I felt it pertinent to add a few notes regarding dyno charts, and dyno's in general.
Being a Mustang Dyno center, (at cp-e) I'm often faced with the "your dyno must be broken" comment, at least once a week. Part of the thing to remember about Mustang Dyno's is that they operate in a completely different fashion than Dynojet Dyno's do.
Note: I am not going to condone any type of dyno X is better than dyno Z talk.
Dynojet's generally use a few simple physics calculations to derive HP,
Force = Mass * Accel
Work = Force * Distance
Power = Work * Time
So, basically dynojet HP is calculated based on a number of factors, rpm, wheel speed, and time (among a few other standards and atmospheric inputs). They use very sensitive optical pickups on the rollers to do this.
Mustang's actually measure torque, in real time. There is the equivalent of a torque wrench on the end of the rollers that is used to measure real time torque. Why is this useful? This is indescribably awesome when tuning cars, due to the fact you can do steady state loading at a specific RPM / load (which the dyno will prevent you going past) and adjust timing or fueling to see if the torque increases or decreases. MD's are a great tool, beyond it's myriad of other cool features (that I won't waste your time talking about,
Which brings me to my next point, dyno's shouldn't ideally be used for absolute measurements. Example, "Well, the 1M made 366 WTQ on the insideline blog review so your dyno is broken because it only made 320 WTQ on your dyno"
Dynamometers are used as tools to identify changes in the HP and TQ curves at that dyno session, that day. There are a number of different factors that play in to the amount of power an engine can make, measurement strategy that dyno X uses, atmospheric conditions / elevation, humidity, temperature, etc...
All dyno's (that I've used, MD, dynojet, mainline, dyno dynamics, dynapak) have atmospheric calculations, based on humidity, temperature, and atmospheric pressure, but again, they are only really to keep standardization and consistency on that dyno, on that day.
As an example, the insideline 1M test yielded 366 WTQ, and 331 WHP.
Our 1M, made 322 WTQ and 295 WHP. These were both dead stock cars, FYI.
If you wanted to come up with an imaginary correction factor between our two dynos (which is pointless, but someone will likely ask anyway), you could divide the TQ and HP from both charts and find a percentage difference. It works out to be around 10-15 % less on the MD.

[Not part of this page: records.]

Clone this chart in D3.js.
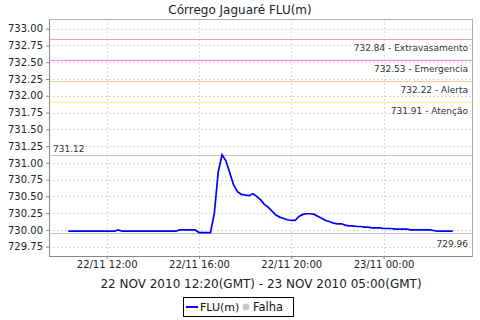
<!DOCTYPE html>
<html>
<head>
    <title>Córrego Jaguaré FLU(m)</title>
    <script src="https://d3js.org/d3.v7.min.js"></script>
    <style>
        body { margin: 0; background: #fff; }
        svg { display: block; font-family: 'DejaVu Sans', sans-serif; }
    </style>
</head>
<body>
    <svg id="chart" width="480" height="320"></svg>

    <script>
        // readings every 10 minutes, 22/11 10:20 -> 23/11 03:00 (local time)
        var startTime = new Date(2010, 10, 22, 10, 20);
        var levels = [
            729.98, 729.98, 729.98, 729.98,
            729.98, 729.98, 729.98, 729.98, 729.98, 729.98,
            729.98, 729.98, 729.98, 730.00, 729.98, 729.98,
            729.98, 729.98, 729.98, 729.98, 729.98, 729.98,
            729.98, 729.98, 729.98, 729.98, 729.98, 729.98,
            729.98, 730.00, 730.00, 730.00, 730.00, 730.00,
            729.96, 729.96, 729.96, 729.96, 730.25, 730.86,
            731.12, 731.03, 730.85, 730.67, 730.57, 730.53,
            730.52, 730.51, 730.54, 730.50, 730.45, 730.38,
            730.34, 730.28, 730.22, 730.19, 730.17, 730.15,
            730.14, 730.14, 730.20, 730.23, 730.24, 730.24,
            730.23, 730.20, 730.17, 730.14, 730.12, 730.10,
            730.09, 730.09, 730.07, 730.06, 730.06, 730.05,
            730.05, 730.04, 730.04, 730.03, 730.03, 730.03,
            730.02, 730.02, 730.02, 730.01, 730.01, 730.01,
            730.01, 730.00, 730.00, 730.00, 730.00, 730.00,
            730.00, 729.99, 729.98, 729.98, 729.98, 729.98,
            729.98
        ];

        var thresholdValues = [732.84, 732.53, 732.22, 731.91];
        var thresholdNames = ["Extravasamento", "Emergencia", "Alerta", "Atenção"];
        var thresholdColors = ["#f4a0a0", "#ff80ff", "#ffc890", "#fff080"];

        var yTicks = [729.75, 730.00, 730.25, 730.50, 730.75, 731.00, 731.25,
                      731.50, 731.75, 732.00, 732.25, 732.50, 732.75, 733.00];
        var xTicks = [new Date(2010, 10, 22, 12, 0), new Date(2010, 10, 22, 16, 0),
                      new Date(2010, 10, 22, 20, 0), new Date(2010, 10, 23, 0, 0)];

        var data = levels.map(function(v, i) {
            return { t: new Date(startTime.getTime() + i * 600000), v: v };
        });

        var svg = d3.select("#chart");
        var plotL = 49, plotR = 472, plotT = 19, plotB = 256;

        var t0 = data[0].t, t1 = data[data.length - 1].t;
        var pad = (t1 - t0) * 0.05;
        var x = d3.scaleTime()
                  .domain([new Date(+t0 - pad), new Date(+t1 + pad)])
                  .range([plotL, plotR]);
        var y = d3.scaleLinear().domain([729.61, 733.145]).range([plotB, plotT]);

        // title
        svg.append("text")
           .attr("x", 240).attr("y", 14)
           .attr("text-anchor", "middle")
           .attr("font-size", "12px")
           .attr("fill", "#222")
           .text("Córrego Jaguaré FLU(m)");

        // grid
        svg.append("g").selectAll("line").data(yTicks).enter().append("line")
           .attr("x1", plotL).attr("x2", plotR)
           .attr("y1", function(d) { return Math.round(y(d)) + 0.5; })
           .attr("y2", function(d) { return Math.round(y(d)) + 0.5; })
           .attr("stroke", "#d8d8d8").attr("stroke-dasharray", "2,2");
        svg.append("g").selectAll("line").data(xTicks).enter().append("line")
           .attr("y1", plotT).attr("y2", plotB)
           .attr("x1", function(d) { return Math.round(x(d)) + 0.5; })
           .attr("x2", function(d) { return Math.round(x(d)) + 0.5; })
           .attr("stroke", "#d8d8d8").attr("stroke-dasharray", "2,2");

        // plot border
        svg.append("rect")
           .attr("x", plotL + 0.5).attr("y", plotT + 0.5)
           .attr("width", plotR - plotL).attr("height", plotB - plotT)
           .attr("fill", "none").attr("stroke", "#b0b0b0");

        // thresholds
        thresholdValues.forEach(function(v, i) {
            var yy = Math.round(y(v)) + 0.5;
            svg.append("line")
               .attr("x1", plotL).attr("x2", plotR)
               .attr("y1", yy).attr("y2", yy)
               .attr("stroke", thresholdColors[i]).attr("stroke-width", 1.2);
            svg.append("text")
               .attr("x", plotR - 4).attr("y", yy + 11)
               .attr("text-anchor", "end")
               .attr("font-size", "9px").attr("fill", "#333")
               .text(d3.format(".2f")(v) + " - " + thresholdNames[i]);
        });

        // max and min markers
        var maxV = d3.max(levels), minV = d3.min(levels);
        var yMax = Math.round(y(maxV)) + 0.5, yMin = Math.round(y(minV)) + 0.5;
        svg.append("line").attr("x1", plotL).attr("x2", plotR)
           .attr("y1", yMax).attr("y2", yMax).attr("stroke", "#c0c0c0");
        svg.append("line").attr("x1", plotL).attr("x2", plotR)
           .attr("y1", yMin).attr("y2", yMin).attr("stroke", "#c0c0c0");
        svg.append("text").attr("x", plotL + 4).attr("y", yMax - 4)
           .attr("font-size", "9px").attr("fill", "#333")
           .text(d3.format(".2f")(maxV));
        svg.append("text").attr("x", plotR - 4).attr("y", yMin + 13)
           .attr("text-anchor", "end")
           .attr("font-size", "9px").attr("fill", "#333")
           .text(d3.format(".2f")(minV));

        // axes
        var yAxis = svg.append("g")
           .attr("transform", "translate(" + plotL + ",0)")
           .call(d3.axisLeft(y).tickValues(yTicks).tickFormat(d3.format(".2f"))
                 .tickSizeInner(3).tickSizeOuter(0).tickPadding(3));
        var xAxis = svg.append("g")
           .attr("transform", "translate(0," + plotB + ")")
           .call(d3.axisBottom(x).tickValues(xTicks).tickFormat(d3.timeFormat("%d/%m %H:%M"))
                 .tickSizeInner(3).tickSizeOuter(0).tickPadding(2));
        [yAxis, xAxis].forEach(function(g) {
            g.select(".domain").attr("stroke", "#888");
            g.selectAll(".tick line").attr("stroke", "#888");
            g.selectAll("text").attr("font-family", "'DejaVu Sans', sans-serif")
             .attr("font-size", "10px").attr("fill", "#222");
        });

        svg.append("text")
           .attr("x", 261).attr("y", 288)
           .attr("text-anchor", "middle")
           .attr("font-size", "12px").attr("fill", "#222")
           .text("22 NOV 2010 12:20(GMT) - 23 NOV 2010 05:00(GMT)");

        // series
        var line = d3.line()
                     .x(function(d) { return x(d.t); })
                     .y(function(d) { return y(d.v); });
        svg.append("path").datum(data)
           .attr("d", line)
           .attr("fill", "none").attr("stroke", "#0000ff").attr("stroke-width", 1.7);

        // legend
        var lg = svg.append("g");
        lg.append("rect").attr("x", 183.5).attr("y", 297.5)
          .attr("width", 110).attr("height", 19)
          .attr("fill", "#fff").attr("stroke", "#000");
        lg.append("line").attr("x1", 186).attr("x2", 198)
          .attr("y1", 307).attr("y2", 307)
          .attr("stroke", "#0000ff").attr("stroke-width", 2);
        lg.append("text").attr("x", 200).attr("y", 311)
          .attr("font-size", "11px").attr("fill", "#111").text("FLU(m)");
        lg.append("circle").attr("cx", 246).attr("cy", 307).attr("r", 3.5)
          .attr("fill", "#c8c8c8");
        lg.append("text").attr("x", 253).attr("y", 311)
          .attr("font-size", "11.5px").attr("fill", "#111").text("Falha");
    </script>
</body>
</html>
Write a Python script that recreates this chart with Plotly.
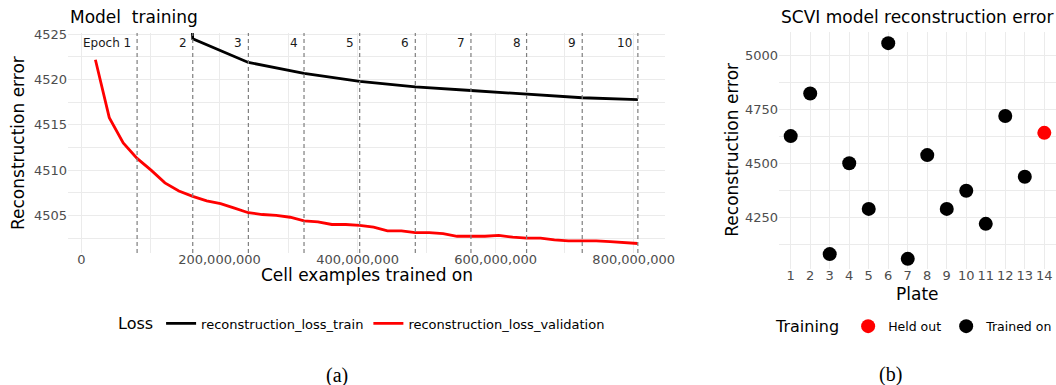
import plotly.graph_objects as go

# ---------------- Panel (a): model training ----------------
epoch_labels = ["Epoch 1", "2", "3", "4", "5", "6", "7", "8", "9", "10"]
epoch_end_cells = [80.6e6, 161.2e6, 241.8e6, 322.4e6, 403.0e6,
                   483.6e6, 564.2e6, 644.8e6, 725.4e6, 806.0e6]

train_cells = [80.6e6, 161.2e6, 241.8e6, 322.4e6, 403.0e6,
               483.6e6, 564.2e6, 644.8e6, 725.4e6, 806.0e6]
train_loss = [4650.0, 4524.5, 4521.9, 4520.7, 4519.8,
              4519.2, 4518.8, 4518.4, 4518.0, 4517.8]

val_cells = [20.2e6, 40.3e6, 60.5e6, 80.6e6, 100.8e6, 120.9e6, 141.1e6, 161.2e6,
             181.4e6, 201.5e6, 221.7e6, 241.8e6, 262.0e6, 282.1e6, 302.3e6, 322.4e6,
             342.6e6, 362.7e6, 382.9e6, 403.0e6, 423.2e6, 443.3e6, 463.5e6, 483.6e6,
             503.8e6, 523.9e6, 544.1e6, 564.2e6, 584.4e6, 604.5e6, 624.7e6, 644.8e6,
             665.0e6, 685.1e6, 705.3e6, 725.4e6, 745.6e6, 765.7e6, 785.9e6, 806.0e6]
val_loss = [4522.2, 4515.8, 4513.0, 4511.3, 4510.0, 4508.6, 4507.7, 4507.1,
            4506.6, 4506.3, 4505.8, 4505.3, 4505.1, 4505.0, 4504.8, 4504.4,
            4504.3, 4504.0, 4504.0, 4503.9, 4503.7, 4503.3, 4503.3, 4503.1,
            4503.1, 4503.0, 4502.7, 4502.7, 4502.7, 4502.8, 4502.6, 4502.5,
            4502.5, 4502.3, 4502.2, 4502.2, 4502.2, 4502.1, 4502.0, 4501.9]

x_ticks_a = [0, 200e6, 400e6, 600e6, 800e6]
y_ticks_a = [4505, 4510, 4515, 4520, 4525]

# ---------------- Panel (b): reconstruction error per plate ----------------
plates = [1, 2, 3, 4, 5, 6, 7, 8, 9, 10, 11, 12, 13, 14]
plate_error = [4627, 4824, 4081, 4501, 4290, 5057, 4059, 4539, 4290, 4374, 4221, 4720, 4439, 4642]
plate_training = ["Trained on"] * 13 + ["Held out"]
y_ticks_b = [4250, 4500, 4750, 5000]

FONT = "DejaVu Sans"
GRID = "#EBEBEB"
TICK = "#4D4D4D"
W, H = 1056, 385

def px_x(p):
    return p / W

def px_y(p):
    return 1 - p / H

fig = go.Figure()

fig.add_trace(go.Scatter(x=train_cells, y=train_loss, mode="lines",
                         line=dict(color="black", width=2.8),
                         name="reconstruction_loss_train", xaxis="x", yaxis="y",
                         legend="legend"))
fig.add_trace(go.Scatter(x=val_cells, y=val_loss, mode="lines",
                         line=dict(color="#FF0000", width=2.8),
                         name="reconstruction_loss_validation", xaxis="x", yaxis="y",
                         legend="legend"))

for grp, col in [("Held out", "#FF0000"), ("Trained on", "black")]:
    xs = [p for p, t in zip(plates, plate_training) if t == grp]
    ys = [e for e, t in zip(plate_error, plate_training) if t == grp]
    fig.add_trace(go.Scatter(x=xs, y=ys, mode="markers",
                             marker=dict(color=col, size=14),
                             name=grp, xaxis="x2", yaxis="y2", legend="legend2"))

# epoch boundaries
for xe, lab in zip(epoch_end_cells, epoch_labels):
    fig.add_shape(type="line", xref="x", yref="y domain", x0=xe, x1=xe, y0=0, y1=1,
                  line=dict(color="#7F7F7F", width=1.2, dash="4px,3px"), layer="above")
    fig.add_annotation(x=xe, xref="x", y=px_y(43), yref="paper", text=lab,
                       showarrow=False, xanchor="right", yanchor="middle", xshift=-4,
                       font=dict(family=FONT, size=12, color="#1A1A1A"))

axis_common = dict(showgrid=True, gridcolor=GRID, gridwidth=1.4, zeroline=False,
                   showline=False, ticks="", automargin=False,
                   tickfont=dict(family=FONT, size=13, color=TICK))

fig.update_layout(
    width=W, height=H,
    margin=dict(l=0, r=0, t=0, b=0, pad=0, autoexpand=False),
    paper_bgcolor="white", plot_bgcolor="white",
    font=dict(family=FONT, color="black"),
    xaxis=dict(domain=[px_x(68), px_x(665)], range=[-19.5e6, 845.3e6], anchor="y",
               tickvals=x_ticks_a, tickformat=",", ticklabelstandoff=-3,
               minor=dict(dtick=100e6, tick0=0, showgrid=True, gridcolor=GRID, gridwidth=0.7),
               **axis_common),
    yaxis=dict(domain=[px_y(253), px_y(33)], range=[4500.85, 4525.15], anchor="x",
               tickvals=y_ticks_a,
               minor=dict(dtick=2.5, tick0=4500, showgrid=True, gridcolor=GRID, gridwidth=0.7),
               **axis_common),
    xaxis2=dict(domain=[px_x(779), 1.0], range=[0.4, 14.6], anchor="y2",
                tickvals=plates, ticklabelstandoff=-3, **axis_common),
    yaxis2=dict(domain=[px_y(269), px_y(31.7)], range=[4012, 5110], anchor="x2",
                tickvals=y_ticks_b,
                minor=dict(dtick=125, tick0=4000, showgrid=True, gridcolor=GRID, gridwidth=0.7),
                **axis_common),
    legend=dict(orientation="h", x=px_x(116), y=px_y(324), xanchor="left", yanchor="middle",
                title=dict(text="Loss", font=dict(family=FONT, size=16, color="black")),
                font=dict(family=FONT, size=13, color="black"),
                itemwidth=30, bgcolor="rgba(0,0,0,0)"),
    legend2=dict(orientation="h", x=px_x(774), y=px_y(327), xanchor="left", yanchor="middle",
                 title=dict(text="Training", font=dict(family=FONT, size=16, color="black")),
                 font=dict(family=FONT, size=12.5, color="black"),
                 itemwidth=30, bgcolor="rgba(0,0,0,0)"),
    showlegend=True,
)

texts = [
    dict(text="Model\u00a0 training", x=px_x(68), y=px_y(17), xanchor="left", size=17),
    dict(text="SCVI model reconstruction error", x=px_x(779), y=px_y(17), xanchor="left", size=17),
    dict(text="Cell examples trained on", x=px_x(366.5), y=px_y(275), xanchor="center", size=17),
    dict(text="Plate", x=px_x(917), y=px_y(294), xanchor="center", size=17),
]
for t in texts:
    fig.add_annotation(text=t["text"], x=t["x"], y=t["y"], xref="paper", yref="paper",
                       xanchor=t["xanchor"], yanchor="middle", showarrow=False,
                       font=dict(family=FONT, size=t["size"], color="black"))

for txt, xc, yc in [("Reconstruction error", 18, 143), ("Reconstruction error", 731.7, 150)]:
    fig.add_annotation(text=txt, x=px_x(xc), y=px_y(yc), xref="paper", yref="paper",
                       xanchor="center", yanchor="middle", textangle=-90, showarrow=False,
                       font=dict(family=FONT, size=17, color="black"))

for txt, xc, yc in [("(a)", 336.5, 375.5), ("(b)", 890, 374.5)]:
    fig.add_annotation(text=txt, x=px_x(xc), y=px_y(yc), xref="paper", yref="paper",
                       xanchor="center", yanchor="middle", showarrow=False,
                       font=dict(family="Liberation Serif", size=20, color="black"))

fig.write_html(
    "out.html",
    config={"displayModeBar": False},
    post_script="document.body.style.margin='0';document.body.style.padding='0';"
                "document.documentElement.style.overflow='hidden';"
                "document.body.style.overflow='hidden';",
)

Also a note on scaling, The dynojet graph pictured above (a few posts up) is scaled from 0-500 hp / tq. It looks nice and smooth. While the graphs from Steve's car look somewhat lumpy and odd. While I do suspect there was some wandering boost pressure there (as the tq curve does wavier a bit), they are much smoother looking if you rescale the chart from 0-400 hp / tq.
And then...on top of all of the dyno comparisons, you've got the variability of piggyback controllers, conditioning signals to the DME in the first place. Most of the ones on the market do a pretty great job, but the real solution in my mind for the N54 / N55 people is a proper standalone computer. (sander...patiently awaits...)
Apologies if that was long winded, or slightly off topic at times. Hopefully someone got something out of it.